Concession log template
| Date | Other side requested | Our response (yes/no/counter) | What we gave | Estimated cost to us | What we received (trade) | Status | Where documented (link/version) |
|---|---|---|---|---|---|---|---|
YYYY-MM-DD | e.g., 10% discount | Counter | 3% discount | Medium | Annual prepay + 12-month term | Pending | Proposal v3 / email 1-12 |
YYYY-MM-DD | e.g., faster delivery | Yes, conditional | 3-week timeline | High | Reduced scope + client content by dates | Accepted | SOW redline section 2.1 |
Practical Language: Concession Moves You Can Reuse
Make the concession conditional
- “If we adjust that, what can you adjust on your side?”
- “I can do X provided we lock in Y today.”
- “We can move on price when we have clarity on scope and term.”
Slow down and protect value
- “Let’s separate what’s essential from what’s nice-to-have, then we’ll price it fairly.”

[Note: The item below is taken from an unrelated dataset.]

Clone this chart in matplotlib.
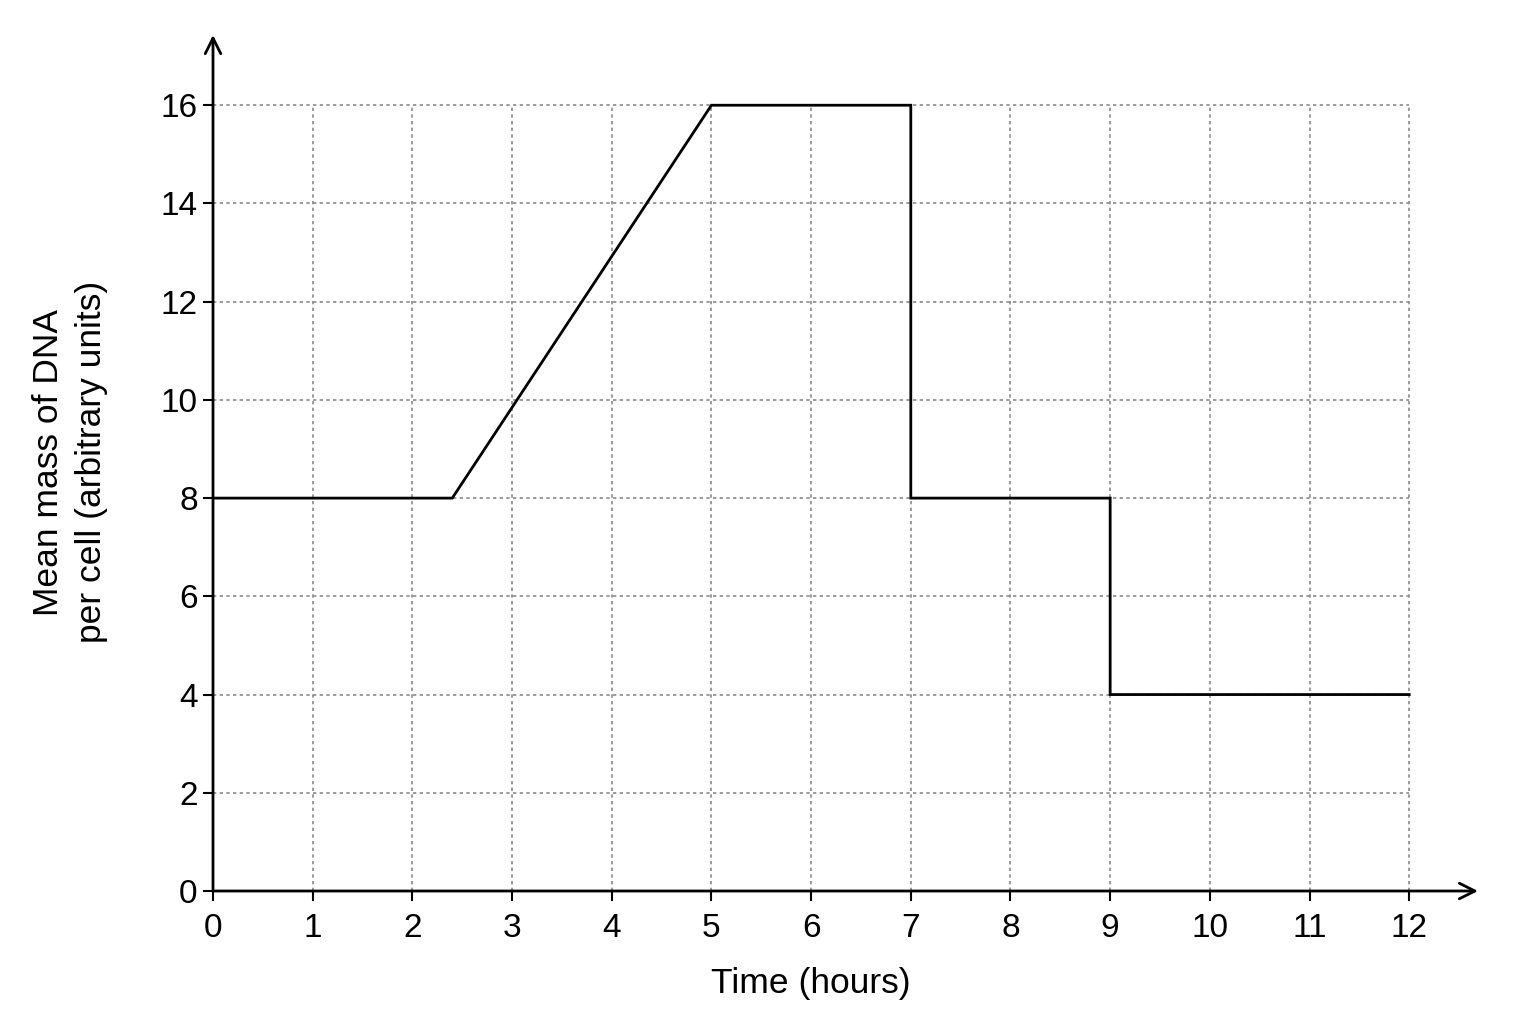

- “I want to be careful not to agree to something that creates delivery risk—can we look at options?”
Bundle to prevent cherry-picking
- “I can offer that as part of a package: if we do A and B, then we can do C.”
- “Here are two options—speed vs. scope. Which do you prefer?”
Common Concession Traps (and How to Avoid Them)
Trap: Unilateral discounting
Fix: Convert discounts into trades (term, volume, prepay, reduced scope, fewer revisions, longer timeline).
Trap: Trading away flexibility (scope, IP, exclusivity)
Fix: Put a price on flexibility: change orders, tiered pricing, limited licenses, or time-bound exclusivity with minimum guarantees.
Trap: “Just this once” extras that become the new baseline
Fix: Document as one-time, define boundaries, and tie to a reciprocal commitment.
Trap: Forgetting earlier concessions
Fix: Maintain the concession log and recap frequently: “So far we’ve adjusted X and Y; the remaining open item is Z.”